Les sentiments et les émotions exprimés dans des tweets peuvent être utilisés, en temps réel, pour évaluer où des pénuries et des problèmes d’approvisionnement imputables à une pandémie, une guerre ou une catastrophe pourraient entraîner un manque de nourriture, selon des chercheurs de l’Université Penn State et de l’Université Hamad Bin Khalifa, au Qatar.
Leurs travaux révèlent que les tweets liés à la sécurité alimentaire qui expriment de la colère, du dégoût ou de la peur étaient fortement liés à de véritables pénuries alimentaires dans certains États américains, au début de la pandémie.
Ces conclusions pourraient éventuellement servir à concevoir un système d’alerte à faible coût pour identifier les endroits où il serait urgent d’offrir de l’aide alimentaire.
« Le début de la pandémie de COVID-19, et des problèmes de chaînes d’approvisionnement qui y sont liés, a suscité des inquiétudes planétaires à propos de l’accès à la nourriture, et plusieurs personnes se sont tournées vers les médias sociaux pour exprimer leurs craintes », a indiqué Stephan Goetz, professeur d’économie agricole et régionale à Penn State. « Nous voulions voir si les tweets publiés en temps réel pouvaient être utilisés pour identifier des régions ou des États spécifiques aux prises avec des problèmes d’approvisionnement ou d’insécurité alimentaire. »

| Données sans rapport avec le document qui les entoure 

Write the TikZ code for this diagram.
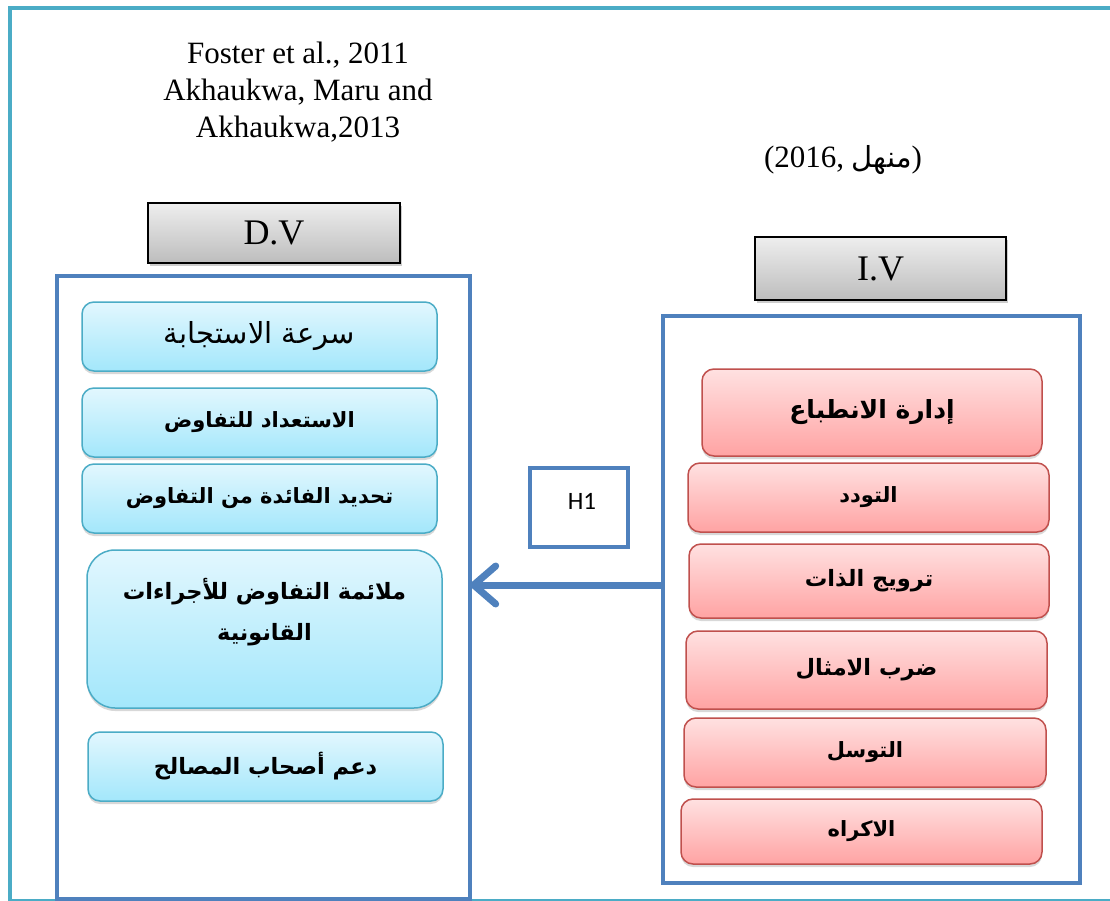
\documentclass[tikz,border=0pt]{standalone}
\usepackage{fontspec}
\setmainfont{Liberation Serif}
\newfontfamily\arabicfont[Script=Arabic]{DejaVu Sans}
\newfontfamily\hfont{Carlito}
\TeXXeTstate=1
\usetikzlibrary{shadows,arrows.meta}
\definecolor{frameteal}{HTML}{4BACC6}
\definecolor{contblue}{HTML}{4F81BD}
\definecolor{bluetop}{HTML}{E2F7FE}
\definecolor{bluebot}{HTML}{A3E7FB}
\definecolor{blueedge}{HTML}{4BACC6}
\definecolor{redtop}{HTML}{FFE1E1}
\definecolor{redbot}{HTML}{FFA3A3}
\definecolor{rededge}{HTML}{C0504D}
\definecolor{graytop}{HTML}{EEEEEE}
\definecolor{graybot}{HTML}{BDBDBD}
\tikzset{
  shad/.style={drop shadow={shadow xshift=0pt,shadow yshift=-3pt,opacity=0.3}},
  bluebox/.style={draw=blueedge, line width=1.5pt, rounded corners=12pt, top color=bluetop, bottom color=bluebot, shad, inner sep=0pt},
  redbox/.style={draw=rededge, line width=1.5pt, rounded corners=12pt, top color=redtop, bottom color=redbot, shad, inner sep=0pt},
  graybox/.style={draw=black, line width=1.5pt, top color=graytop, bottom color=graybot, drop shadow={shadow xshift=2pt,shadow yshift=-3pt,opacity=0.4}, inner sep=0pt, font=\fontsize{36}{40}\selectfont},
  container/.style={draw=contblue, line width=4pt, fill=white},
  arb/.style={font=\arabicfont\bfseries\fontsize{21}{41}\selectfont, align=center},
  arbl/.style={font=\arabicfont\bfseries\fontsize{22.5}{41}\selectfont, align=center},
  arbbig/.style={font=\arabicfont\fontsize{29}{34}\selectfont},
  cite/.style={font=\fontsize{31}{37}\selectfont, align=center},
}
\begin{document}
\begin{tikzpicture}[x=1pt,y=-1pt]
\useasboundingbox (0,0) rectangle (1110,901);
\clip (0,0) rectangle (1110,901);
% outer frame
\draw[frameteal, line width=4pt] (10,8) rectangle (1118,901);
% citations
\node[cite] (c1) at (298,92) {Foster et al., 2011\\Akhaukwa, Maru and\\Akhaukwa,2013};
\node[cite] (c2) at (843,160) {(2016, {\arabicfont\fontsize{29}{34}\selectfont\beginR منهل\endR})};
% headers
\node[graybox, minimum width=252pt, minimum height=60pt] (dv) at (274,233) {D.V};
\node[graybox, minimum width=251pt, minimum height=63pt] (iv) at (880.5,268.5) {I.V};
% containers
\draw[container] (57,276) rectangle (470,899);
\node[minimum width=413pt, minimum height=623pt, inner sep=0pt] (lc) at (263.5,587.5) {};
\node[container, minimum width=417pt, minimum height=567pt, inner sep=0pt] (rc) at (871.5,599.5) {};
% blue boxes
\node[bluebox, minimum width=355pt, minimum height=69pt, arbbig] (b1) at (259.5,336.5) {\beginR سرعة الاستجابة\endR};
\node[bluebox, minimum width=355pt, minimum height=69pt, arb] (b2) at (259.5,422.5) {\beginR الاستعداد للتفاوض\endR};
\node[bluebox, minimum width=355pt, minimum height=69pt, arb] (b3) at (259.5,498.5) {\beginR تحديد الفائدة من التفاوض\endR};
\node[bluebox, rounded corners=28pt, minimum width=355pt, minimum height=158pt] (b4) at (264.5,629) {};
\node[arbl] (b4t) at (264.5,612) {\beginR ملائمة التفاوض للأجراءات\endR\\\beginR القانونية\endR};
\node[bluebox, minimum width=355pt, minimum height=69pt, arbl] (b5) at (265.5,766.5) {\beginR دعم أصحاب المصالح\endR};
% red boxes
\node[redbox, minimum width=340pt, minimum height=87pt, arb, font=\arabicfont\bfseries\fontsize{25}{30}\selectfont] (r0) at (872,412.5) {\beginR إدارة الانطباع\endR};
\node[redbox, minimum width=361pt, minimum height=69pt, arb] (r1) at (868.5,497.5) {\beginR التودد\endR};
\node[redbox, minimum width=360pt, minimum height=74pt, arbl] (r2) at (869,581) {\beginR ترويج الذات\endR};
\node[redbox, minimum width=361pt, minimum height=78pt, arbl] (r3) at (866.5,670) {\beginR ضرب الامثال\endR};
\node[redbox, minimum width=362pt, minimum height=69pt, arb] (r4) at (865,752.5) {\beginR التوسل\endR};
\node[redbox, minimum width=361pt, minimum height=65pt, arb] (r5) at (861.5,831.5) {\beginR الاكراه\endR};
% H1
\node[draw=contblue, line width=4pt, fill=white, minimum width=98pt, minimum height=79pt, inner sep=0pt] (h1) at (579,507.5) {};
\node[font=\hfont\fontsize{25}{28}\selectfont] (h1t) at (582,501) {H1};
% arrow
\coordinate (aS) at (rc.west |- 0,585);
\coordinate (aE) at (lc.east |- 0,585);
\draw[contblue, line width=7pt, -{Straight Barb[length=22pt,width=38pt,round]}] (aS) -- (aE);
\end{tikzpicture}
\end{document}
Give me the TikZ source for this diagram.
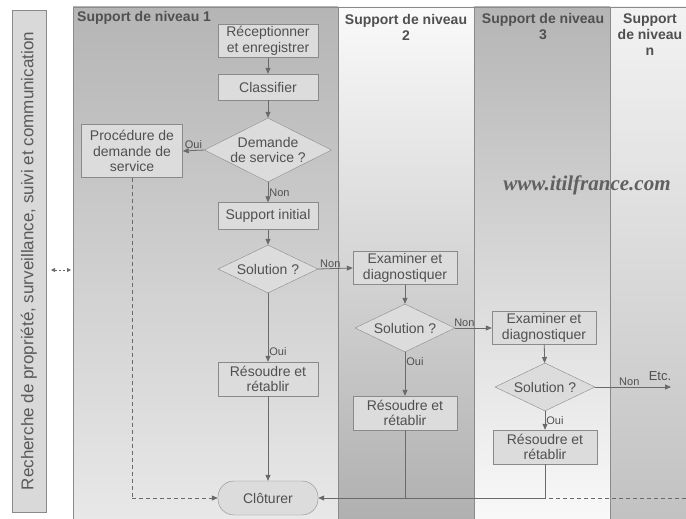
\documentclass[tikz,border=0pt]{standalone}
\usepackage{fontspec}
\setmainfont{Liberation Sans}
\newfontfamily\wmfont{Liberation Serif}
\usetikzlibrary{shapes.geometric,arrows.meta}
\definecolor{txt}{HTML}{505050}
\definecolor{boxfill}{HTML}{DCDCDC}
\definecolor{boxline}{HTML}{8A8A8A}
\definecolor{lineC}{HTML}{6A6A6A}
\tikzset{
  every node/.style={text=txt},
  proc/.style={draw=boxline, fill=boxfill, minimum width=100pt, align=center, inner sep=1pt,
    font=\fontsize{14}{15.5}\selectfont},
  decide/.style={draw=boxline, fill=boxfill, diamond, aspect=2, inner sep=0pt, align=center,
    font=\fontsize{14}{15.5}\selectfont},
  term/.style={draw=boxline, fill=boxfill, rounded corners=16pt, minimum width=100pt, minimum height=34pt,
    font=\fontsize{14}{15.5}\selectfont},
  flow/.style={draw=lineC, line width=0.8pt, -{Triangle[length=6pt,width=5pt]}},
  plain/.style={draw=lineC, line width=0.8pt},
  dflow/.style={draw=lineC, line width=0.8pt, dashed, dash pattern=on 4pt off 3pt},
  lab/.style={font=\fontsize{11}{12}\selectfont, inner sep=1pt},
  head/.style={font=\bfseries\fontsize{14}{16}\selectfont, align=center, inner sep=0pt},
  lane/.style={draw=boxline, line width=0.6pt}
}
\begin{document}
\begin{tikzpicture}[x=1pt,y=-1pt]
\useasboundingbox (0,0) rectangle (686,519);
% lanes
\shade[top color=gray!58, bottom color=gray!18] (73,7) rectangle (338,519);
\shade[top color=gray!4, bottom color=gray!62] (338,7) rectangle (474,519);
\shade[top color=gray!58, bottom color=gray!5] (474,7) rectangle (610,519);
\shade[top color=gray!10, bottom color=gray!48] (610,7) rectangle (686,519);
\draw[lane] (73,519) -- (73,7) -- (686,7);
\draw[lane] (338,7) -- (338,519);
\draw[lane] (474,7) -- (474,519);
\draw[lane] (610,7) -- (610,519);
% headers
\node[head, anchor=west] (h1) at (77,18) {Support de niveau 1};
\node[head] (h2) at (406,27) {Support de niveau\\2};
\node[head] (h3) at (543,27) {Support de niveau\\3};
\node[head] (hn) at (650,35) {Support\\de niveau\\n};
% watermark
\node[font=\wmfont\bfseries\itshape\fontsize{21}{23}\selectfont, text=gray!75!black] (wm) at (587,185) {www.itilfrance.com};
% left box
\node[draw=boxline, fill=gray!30, rotate=90, minimum width=502pt, minimum height=34pt,
  font=\fontsize{17}{19}\selectfont, text=gray!70!black, inner sep=0pt] (side) at (29,261)
  {Recherche de propriété, surveillance, suivi et communication};
\coordinate (sa) at (51,270);
\coordinate (sb) at (71,270);
\draw[dflow, dash pattern=on 2pt off 2pt, {Triangle[length=4pt,width=4pt]}-{Triangle[length=4pt,width=4pt]}] (sa) -- (sb);
% nodes
\node[proc, minimum height=33pt] (rec) at (268,41) {Réceptionner\\et enregistrer};
\node[proc, minimum height=26pt] (cla) at (268,87) {Classifier};
\node[decide, minimum width=116pt, minimum height=64pt] (dem) at (268,150) {Demande\\de service ?};
\node[proc, minimum width=101pt, minimum height=53pt] (pro) at (132,151) {Procédure de\\demande de\\service};
\node[proc, minimum height=27pt] (sup) at (268,216) {Support initial};
\node[decide, minimum width=100pt, minimum height=48pt] (s1) at (268,269) {Solution ?};
\node[proc, minimum height=34pt] (r1) at (268,379) {Résoudre et\\rétablir};
\node[term] (clo) at (268,498) {Clôturer};
\node[proc, minimum width=104pt, minimum height=33pt] (e2) at (405,268) {Examiner et\\diagnostiquer};
\node[decide, minimum width=100pt, minimum height=48pt] (s2) at (405,328) {Solution ?};
\node[proc, minimum width=104pt, minimum height=34pt] (r2) at (405,413) {Résoudre et\\rétablir};
\node[proc, minimum width=104pt, minimum height=33pt] (e3) at (544,328) {Examiner et\\diagnostiquer};
\node[decide, minimum width=100pt, minimum height=48pt] (s3) at (545,387) {Solution ?};
\node[proc, minimum width=104pt, minimum height=34pt] (r3) at (545,447) {Résoudre et\\rétablir};
\coordinate (etc) at (671,387);
\node[font=\fontsize{13}{14}\selectfont, inner sep=0pt] (etct) at (660,376) {Etc.};
\coordinate (j2) at (405,498);
\coordinate (j3) at (545,498);
\coordinate (jr) at (686,498);
\coordinate (jp) at (132,498);
% connectors
\draw[flow] (rec) -- (cla);
\draw[flow] (cla) -- (dem);
\draw[flow] (dem.west) -- node[lab, above] {Oui} (pro.east);
\draw[flow] (dem.south) -- node[lab, right, pos=0.55] {Non} (sup.north);
\draw[flow] (sup) -- (s1);
\draw[flow] (s1.east) -- node[lab, above, pos=0.35] {Non} (e2.west);
\draw[flow] (s1.south) -- node[lab, right, pos=0.85] {Oui} (r1.north);
\draw[flow] (r1) -- (clo);
\draw[flow] (e2) -- (s2);
\draw[flow] (s2.east) -- node[lab, above, pos=0.25] {Non} (e3.west);
\draw[flow] (s2.south) -- node[lab, right, pos=0.22] {Oui} (r2.north);
\draw[flow] (e3) -- (s3);
\draw[flow] (s3.south) -- node[lab, right] {Oui} (r3.north);
\draw[flow] (s3.east) -- node[lab, above, pos=0.45] {Non} (etc);
\draw[dflow] (pro.south) -- (jp);
\draw[dflow, -{Triangle[length=6pt,width=5pt]}] (jp) -- (clo.west);
\draw[plain] (r2.south) -- (j2);
\draw[plain] (r3.south) -- (j3);
\draw[dflow] (jr) -- (j3);
\draw[flow] (j3) -- (clo.east);
\end{tikzpicture}
\end{document}
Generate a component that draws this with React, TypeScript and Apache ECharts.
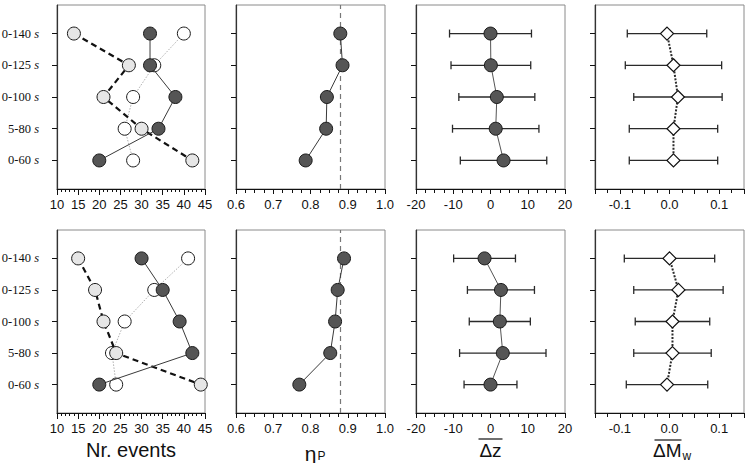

Au dire de M. Goetz, plutôt que de s’intéresser seulement au nombre de tweets liés aux problèmes entourant la nourriture, ses collègues et lui-même voulaient savoir comment les gens se sentaient, en lien avec leur situation alimentaire. En utilisant l’intelligence artificielle, les chercheurs ont identifié les sentiments et émotions associés aux tweets, ce qui a permis de séparer les messages d’inquiétude à propos de l’approvisionnement alimentaire de ceux qui exprimaient de la satisfaction ou du contentement.
Parmi les tweets analysés, les plus nombreux étaient ceux qui exprimaient de la joie, ce que les chercheurs ont interprété comme une réflexion du soulagement à propos du fait que l’approvisionnement alimentaire américain était demeuré sensiblement le même durant la pandémie, malgré des craintes, au début de la crise, à propos de la solidité des chaînes d’approvisionnement. Les messages qui exprimaient des émotions négatives, comme la colère, le dégoût et la peur, était largement associés à de véritables pénuries ou problèmes d’approvisionnement dans certains États.
Pour réaliser leur étude, les chercheurs ont utilisé une base de données appelée GeoCoV19, qui contient des centaines de millions de tweets liés à la COVID-19, écrits dans diverses langues, et publiés partout dans le monde. Ils n’ont retenu que les messages en anglais, d’origine américaine, et qui ont été publiés entre le 1er février et le 31 août 2020.
« Nous avons aussi créé une liste de 138 mots et phrases, comme « ne peut pas payer l’épicerie », ou encore « prix des aliments » ou « pénurie », que nous avons utilisée pour isoler les tweets les plus utiles, et nous avons obtenu un peu plus de 1,2 million de messages », a mentionné Connor Heaton, coauteur de l’étude.
« Puis, nous avons utilisé des modèles langagiers contextuels pour déterminer le sentiment et les émotions de chaque tweet. Ces modèles s’appuient sur la signification émergente d’une séquence de mots, plutôt que de s’appuyer sur une relation prédéfinie entre des mots individuels et un sentiment ou une émotion. »
Comparaisons régionales
Les chercheurs ont également utilisé les tweets pour effectuer une comparaison avec les différentes régions des États-Unis qui souffraient bel et bien de pénuries alimentaires, selon un sondage national effectué au hasard parmi l’ensemble des ménages américains. Le sondage en question demande d’indiquer si les habitants d’une résidence disposent de suffisamment de nourriture, d’abord lors de la semaine précédente, mais ensuite avant le début de la pandémie.
Après répartition dans tous les États, pendant la période de six mois examinée par les chercheurs, les tweets exprimant de la colère, du dégoût et de la peur étaient très étroitement liés à de véritables problèmes d’approvisionnement alimentaire rapportés dans le cadre du coup de sonde. Ainsi, c’est en Californie, dans l’Illinois, dans l’État de New York, au Texas et dans le Wisconsin que l’on a le plus craint pour les chaînes d’approvisionnement alimentaire. La colère et le dégoût, eux, ont été liés à des problèmes d’approvisionnement dans un total de 12 États.
Selon M. Goetz, d’autres travaux sont nécessaires pour déterminer si cette méthode d’évaluation basée sur un réseau social pourrait remplacer d’autres démarches plus complexes, coûteuses et lentes, comme les sondages.